Earlier this week, various states and employer interest groups filed a series of lawsuits challenging the new rule. It is too early in the litigation process to evaluate the likelihood of success in those lawsuits. More importantly, there is no certainty that a favorable determination can be achieved before the December 1 effective date. Therefore, notwithstanding the pending litigation, the time to prepare is now (if not months ago). For those employers who are just getting started, here are a few strategies to aid you in your decision-making process.

On the surface, choosing between these two options may seem relatively easy. In reality, however, the decision is complicated and requires a detailed employee-by-employee analysis.
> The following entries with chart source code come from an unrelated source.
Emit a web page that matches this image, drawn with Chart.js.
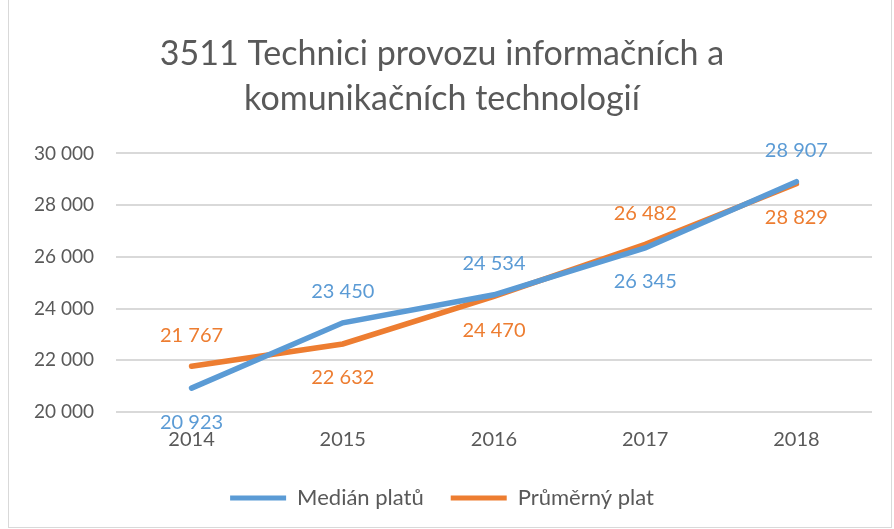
<!DOCTYPE html>
<html>
<head>
<meta charset="utf-8">
<script src="https://cdn.jsdelivr.net/npm/chart.js@4/dist/chart.umd.min.js"></script>
<style>
  html, body { margin: 0; padding: 0; background: #fff; }
  #wrap { position: absolute; left: 8px; top: -2px; width: 884px; height: 530px; border: 1px solid #d9d9d9; box-sizing: border-box; }
  canvas { display: block; }
</style>
</head>
<body>
<div id="wrap"><canvas id="chart" width="882" height="528"></canvas></div>
<script>
const years = ['2014', '2015', '2016', '2017', '2018'];
const median = [20923, 23450, 24534, 26345, 28907];
const average = [21767, 22632, 24470, 26482, 28829];
// label above (1) or below (-1) the point
const medianSide = [-1, 1, 1, -1, 1];
const averageSide = [1, -1, -1, 1, -1];

const fontFamily = 'Lato, "Open Sans", sans-serif';
const fmt = v => String(v).replace(/\B(?=(\d{3})+(?!\d))/g, ' ');

const pointLabels = {
  id: 'pointLabels',
  afterDatasetsDraw(chart) {
    const ctx = chart.ctx;
    const sides = [medianSide, averageSide];
    ctx.save();
    ctx.font = '20px ' + fontFamily;
    ctx.textAlign = 'center';
    ctx.textBaseline = 'middle';
    chart.data.datasets.forEach((ds, i) => {
      const meta = chart.getDatasetMeta(i);
      ctx.fillStyle = ds.borderColor;
      meta.data.forEach((pt, j) => {
        const dy = sides[i][j] > 0 ? -31 : 34;
        ctx.fillText(fmt(ds.data[j]), pt.x, pt.y + dy);
      });
    });
    ctx.restore();
  }
};

new Chart(document.getElementById('chart'), {
  type: 'line',
  data: {
    labels: years,
    datasets: [
      { label: 'Medián platů', data: median, borderColor: '#5b9bd5', backgroundColor: '#5b9bd5', borderWidth: 5.5, pointRadius: 0, tension: 0, borderCapStyle: 'round' },
      { label: 'Průměrný plat', data: average, borderColor: '#ed7d31', backgroundColor: '#ed7d31', borderWidth: 5.5, pointRadius: 0, tension: 0, borderCapStyle: 'round' }
    ]
  },
  options: {
    responsive: false,
    animation: false,
    layout: { padding: { left: 3, right: 19, top: 4, bottom: 8 } },
    plugins: {
      title: {
        display: true,
        text: ['3511 Technici provozu informačních a', 'komunikačních technologií'],
        color: '#595959',
        font: { family: fontFamily, size: 34, weight: 'normal', lineHeight: 1.33 },
        padding: { top: 28, bottom: 32 }
      },
      legend: {
        position: 'bottom',
        labels: {
          color: '#595959',
          font: { family: fontFamily, size: 22 },
          boxWidth: 56,
          boxHeight: 5,
          padding: 27,
          generateLabels(chart) {
            return chart.data.datasets.map((ds, i) => ({
              text: ds.label, fillStyle: ds.borderColor, strokeStyle: ds.borderColor,
              lineWidth: 0, datasetIndex: i, fontColor: '#595959'
            }));
          }
        }
      },
      tooltip: { enabled: false }
    },
    scales: {
      x: {
        offset: true,
        grid: { display: false },
        border: { display: false },
        ticks: { color: '#595959', font: { family: fontFamily, size: 20 }, padding: 8 }
      },
      y: {
        min: 20000,
        max: 30000,
        ticks: { stepSize: 2000, color: '#595959', font: { family: fontFamily, size: 19 }, padding: 22, callback: v => fmt(v) },
        grid: { color: '#d9d9d9', lineWidth: 2, drawTicks: false },
        border: { display: false }
      }
    }
  },
  plugins: [pointLabels]
});
</script>
</body>
</html>
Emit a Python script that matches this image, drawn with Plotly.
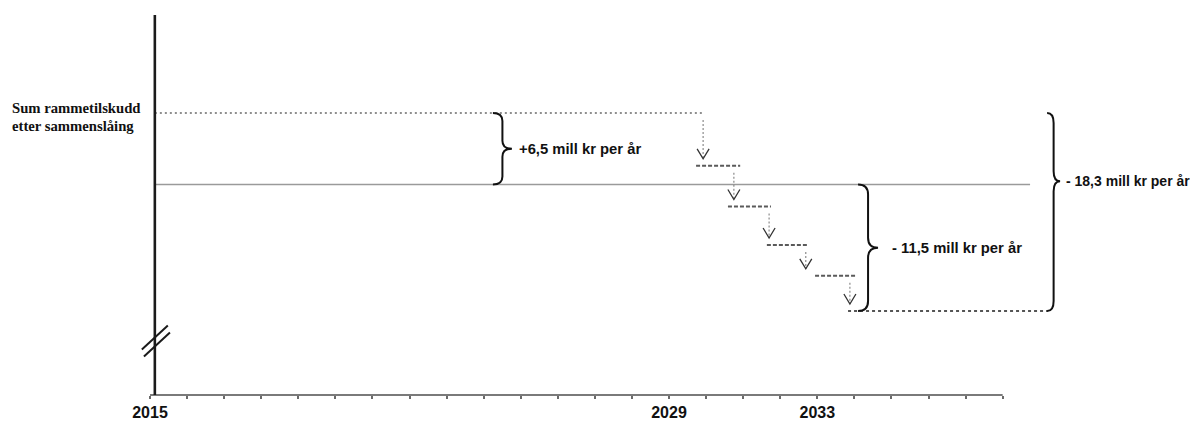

Even once this initial decision is made, there are a whole host of administrative and employee morale considerations that must be tended to in advance of the December 1 deadline.

To properly analyze the issue, an employer should first compile a list of all individuals impacted by the new salary requirement, their current salaries and their estimated weekly hours of work. We use the word “estimated” because most employers do not have an accurate record of exempt employees’ hours of work because the FLSA does not require employers to track those hours. However, an estimate of hours is a critical part of this analysis, and employers must take the time to ensure that their estimates are as accurate as possible.

With this information in hand, the employer must then calculate the cost associated with increasing the employee’s salary to the new $913 level and then compare that cost with the costs the employer will likely incur if it chooses to pay the employee overtime rather than increasing the employee’s salary. As part of this analysis, the employer should consider compensation and scheduling alternatives that could mitigate the financial impact of paying any newly non-exempt employee overtime.

There are three main compensation alternatives to consider:

  • Decrease the employee’s weekly salary so that once anticipated overtime premiums are paid, the employee’s gross pay remains the same.
  • Convert the employee to an hourly rate. Employers should try to set the hourly rate so that once overtime premiums are included, the employee receives the same gross pay as he or she received from the salary. The following formula is helpful in identifying the correct hourly rate: Salary/(40+(OT Hours x 1.5)).
  • Use the fluctuating workweek method of overtime. Under that method, the employee receives a salary that covers all hours of work (regardless of how few or how many) and then receives overtime using the following overtime rate: (Salary/Hours Worked) x .5. The benefit of this method is that the overtime rate is roughly two-thirds lower than the default method for calculating overtime on salaries. The downside of this method is that there are strict requirements for using the method, many of which require weekly oversight. The key point is that an employer should not attempt to implement a fluctuating workweek pay plan without the assistance from experienced legal counsel.

In terms of scheduling alternatives, there are a number of options to consider:

  • Identify inefficiencies and job duties that can be eliminated or assigned to others so as to limit the number of overtime hours subject to overtime compensation.
  • Combine two jobs into one, which means the employer would only have to increase one employee’s salary, not two.
  • Alternatively, hire additional employees to do the work so that employees do not work overtime.
  • Change the workweek measuring period so as to better manage the employee’s overtime hours.

In addition to analyzing the costs associated with the two options and the various compensation and scheduling alternatives, the employer must also factor in employee morale impacts. Most exempt employees will view a reclassification to non-exempt as a demotion, particularly because the employee will have to begin tracking his or her time. The employer must help the employee understand that the reclassification is not a demotion and explain why the change is actually to his or her benefit. Similarly, the employer must be on the lookout for issues of pay parity – supervisors and subordinates receiving similar hourly rates or salaries as a result of an increase in salary and/or a reclassification to hourly status. Ultimately, how the employer communicates to employees about the change is just as important as the change decision itself.

Finally, the employer must consider the administrative impacts of the contemplated change. Timekeeping, payroll and other systems and practices that are impacted by the change will need to be evaluated and/or modified. The employer should also train the impacted employees and their supervisors regarding the various policies that now apply because of their newly non-exempt status, including policies regarding tracking time, meal and rest periods, off-the-clock work and travel time. All of these things take time, and December 1 is just around the corner.